A veteran Singaporean diplomat and scholar reflects on today’s strategic uncertainties and enduring myths, appealing for calmer and more sober perspectives on the challenges.

President Donald Trump wearing a white 'Make America Great Again' hat.

One of the most common mistakes in the analysis of geopolitics is to respond to events without sufficient attention to the processes in which every event is necessarily embedded. This is particularly evident in times of more than usual volatility such as we now face. The consequent loss of perspective accentuates the volatility as we over-react or under-react and correct our reactions and then correct our corrections in a continual cycle of responses. So, here is a sense of the perspective which I think is missing in the present discussion about US-China relations and current events in the Middle East. Perspective cannot eliminate volatility but may at least narrow the range of oscillations in our responses.

A Loss of Perspective

In 2014, then US Secretary of State John Kerry criticised the Russian annexation of Crimea by calling it 19th century behaviour in the 21st century. There are many excellent reasons why the annexation of Crimea was unacceptable. But the reason advanced by Mr Kerry was not among them. In fact, it was absurd because the underlying assumption was that your adversary ought to share your values. But if your adversary shared your values, it would not be your adversary in the first place. Failure to recognize this simple fact and thus respond effectively, contributed to the full-scale Russian invasion of Ukraine nine years later.
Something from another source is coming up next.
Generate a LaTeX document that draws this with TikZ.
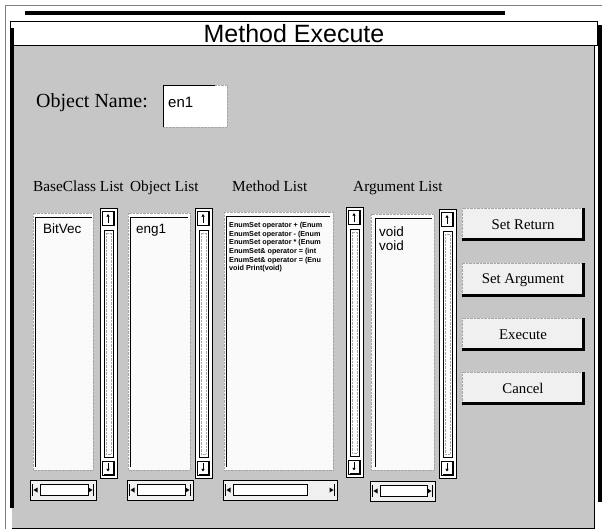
\documentclass[tikz,border=0pt]{standalone}
\usepackage{fontspec}
\setmainfont{Liberation Serif}
\newfontfamily\arialfont{Liberation Sans}
\usetikzlibrary{arrows.meta}
\definecolor{panel}{RGB}{198,198,198}
\definecolor{btnfill}{RGB}{240,240,240}
\definecolor{listfill}{RGB}{250,250,250}
\tikzset{
  lbl/.style={font=\fontsize{15.3}{17}\selectfont, anchor=base west, inner sep=0pt},
  btntext/.style={font=\fontsize{14.8}{16}\selectfont, inner sep=0pt},
  listtext/.style={font=\arialfont\fontsize{13.5}{14}\selectfont, anchor=base west, inner sep=0pt},
  edge/.style={line width=0.9pt},
  faint/.style={draw=gray!70, line width=0.4pt, densely dotted},
  uparrow/.style={-{Triangle[length=2.6pt,width=3pt]}, line width=0.9pt},
}
\newcommand\myvscroll[3]{% x, ytop, ybottom
  \draw[line width=0.8pt, fill=white] (#1,#2) rectangle (#1+17,#3);
  \draw[line width=0.4pt] (#1+2.5,#2+3) rectangle (#1+14,#2+17);
  \draw[line width=1.2pt] (#1+13.2,#2+4) -- (#1+13.2,#2+16.5);
  \draw[uparrow] (#1+8,#2+14.5) -- (#1+8,#2+6);
  \draw[line width=0.8pt] (#1+4,#2+22) rectangle (#1+13,#3-21);
  \draw[faint] (#1+6,#2+25) rectangle (#1+11,#3-24);
  \draw[line width=0.4pt] (#1+2.5,#3-17) rectangle (#1+14,#3-3);
  \draw[line width=1.2pt] (#1+4,#3-3.6) -- (#1+13.2,#3-3.6) -- (#1+13.2,#3-16);
  \draw[uparrow] (#1+8,#3-15) -- (#1+8,#3-6.5);
}
\newcommand\myhscroll[4]{% xleft, xright, ytop, track end
  \draw[line width=1pt, fill=btnfill] (#1,#3) rectangle (#2,#3+20);
  \draw[line width=0.8pt, fill=white] (#1+10,#3+4) rectangle (#4,#3+15);
  \fill (#1+3.5,#3+10) -- (#1+7.5,#3+7.5) -- (#1+7.5,#3+12.5) -- cycle;
  \draw[line width=0.4pt] (#1+2,#3+4) -- (#1+2,#3+16);
  \fill (#2-3.5,#3+10) -- (#2-7.5,#3+7.5) -- (#2-7.5,#3+12.5) -- cycle;
  \draw[line width=1pt] (#2-2.5,#3+4) -- (#2-2.5,#3+16);
}
\newcommand\mybutton[4]{% name, ytop, ybottom, text
  \fill[btnfill] (462,#2) rectangle (585,#3);
  \draw[faint] (462,#3) -- (462,#2) -- (585,#2);
  \draw[line width=2.8pt] (462,#3-1.4) -- (583.6,#3-1.4) -- (583.6,#2);
  \node[btntext] (#1) at (523,{(#2+#3)/2}) {#4};
}
\begin{document}
\begin{tikzpicture}[x=1pt,y=-1pt]
\useasboundingbox (0,0) rectangle (604,531);
\fill[white] (0,0) rectangle (604,531);
% outer frame
\draw[gray, line width=0.4pt] (5,5) -- (602,5);
\draw[gray, line width=0.4pt] (5,5) -- (5,529);
\draw[line width=4pt] (25,13) -- (505,13);
% panel
\fill[panel] (12,46) rectangle (594,528);
\draw[line width=0.6pt] (12,528) -- (594,528) -- (594,46);
% title bar
\draw[line width=0.6pt, fill=white] (10,21) rectangle (597,45);
\node[font=\arialfont\fontsize{25}{26}\selectfont, anchor=base, inner sep=0pt] (title) at (294,42) {Method Execute};
\draw[line width=3.5pt] (12,28) -- (12,508);
\draw[line width=3.5pt] (600,25) -- (600,502);
% object name
\node[font=\fontsize{20}{22}\selectfont, anchor=base west, inner sep=0pt] (objname) at (36,107) {Object Name:};
\fill[white] (163,85) rectangle (227,127);
\draw[line width=1pt] (163,127) -- (163,85) -- (215,85);
\draw[faint] (215,85) -- (227,85) -- (227,127) -- (163,127);
\node[font=\arialfont\fontsize{15}{16}\selectfont, anchor=base west, inner sep=0pt] (en1) at (168,107) {en1};
% column labels
\node[lbl] (lbase) at (33,191) {BaseClass List};
\node[lbl] (lobj) at (130,191) {Object List};
\node[lbl] (lmeth) at (232,191) {Method List};
\node[lbl] (larg) at (353,191) {Argument List};
% list boxes
\fill[listfill] (33,213) rectangle (93,470);
\draw[faint] (33,213) rectangle (93,470);
\draw[edge] (35,467) -- (35,217) -- (92,217);
\fill[listfill] (128,213) rectangle (190,470);
\draw[faint] (128,213) rectangle (190,470);
\draw[edge] (130,467) -- (130,217) -- (188,217);
\fill[listfill] (224,212) rectangle (333,470);
\draw[faint] (224,212) rectangle (333,470);
\draw[edge] (226,467) -- (226,216) -- (330,216);
\fill[listfill] (371,214) rectangle (434,470);
\draw[faint] (371,214) rectangle (434,470);
\draw[edge] (375,467) -- (375,218) -- (432,218);
% list contents
\node[listtext] (bitvec) at (43,233) {BitVec};
\node[listtext] (eng1) at (136,233) {eng1};
\node[font=\arialfont\bfseries\fontsize{7.2}{8.7}\selectfont, anchor=north west, align=left, inner sep=0pt] (methods) at (229,222) {EnumSet operator + (Enum\\EnumSet operator - (Enum\\EnumSet operator * (Enum\\EnumSet\& operator = (int\\EnumSet\& operator = (Enu\\void Print(void)};
\node[listtext] (void1) at (379,236) {void};
\node[listtext] (void2) at (379,250) {void};
% vertical scrollbars
\myvscroll{100}{208}{478}
\myvscroll{195}{208}{478}
\myvscroll{346}{207}{477}
\myvscroll{439}{209}{478}
% horizontal scrollbars
\myhscroll{30}{96}{480}{88}
\myhscroll{127}{193}{480}{185}
\myhscroll{223}{337}{480}{307}
\myhscroll{370}{435}{481}{427}
% buttons
\mybutton{bret}{208}{241}{Set Return}
\mybutton{barg}{263}{297}{Set Argument}
\mybutton{bexe}{318}{351}{Execute}
\mybutton{bcan}{372}{405}{Cancel}
\end{tikzpicture}
\end{document}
In January this year, speaking at Davos, Prime Minister Mark Carney of Canada called on middle powers who shared common values to work together to uphold an international order that he argued had ‘ruptured’ now that America was no longer willing to uphold it. The speech was widely acclaimed; Mr Carney spoke with the fervour of an Old Testament prophet sharing a revelation vouchsafed by God. But the content was trite, and his argument flawed by a fundamental internal contradiction.

The content was trite because although Mr Carney had apparently failed to notice, the countries of the Asia-Pacific had in fact already been doing exactly what he advocated for many years without the melodrama of evoking a world crumbling about their ears. The contradiction arose because among the values he espoused was, obviously, an order governed by rules. This was also what Mr Kerry meant when he talked about 21st century behaviour.

Rules, however, cannot operate effectively without a foundation of stability and stability requires deterrence and a balance of power. It is patently obvious that middle powers cannot by themselves either deter Russia or balance China, both of which in different ways are challenging the order whose rupture Mr Carney had lamented. So, if he was correct that America was no longer willing to uphold order, what middle powers could do would necessarily be limited in scope and could not uphold international order as he conceived it.

More than a decade – 12 years to be precise – separated the two statements. But the mistake made by Mr Kerry and Mr Carney was the same. This was to idealize and reify their idea of international order as if it had an objective reality.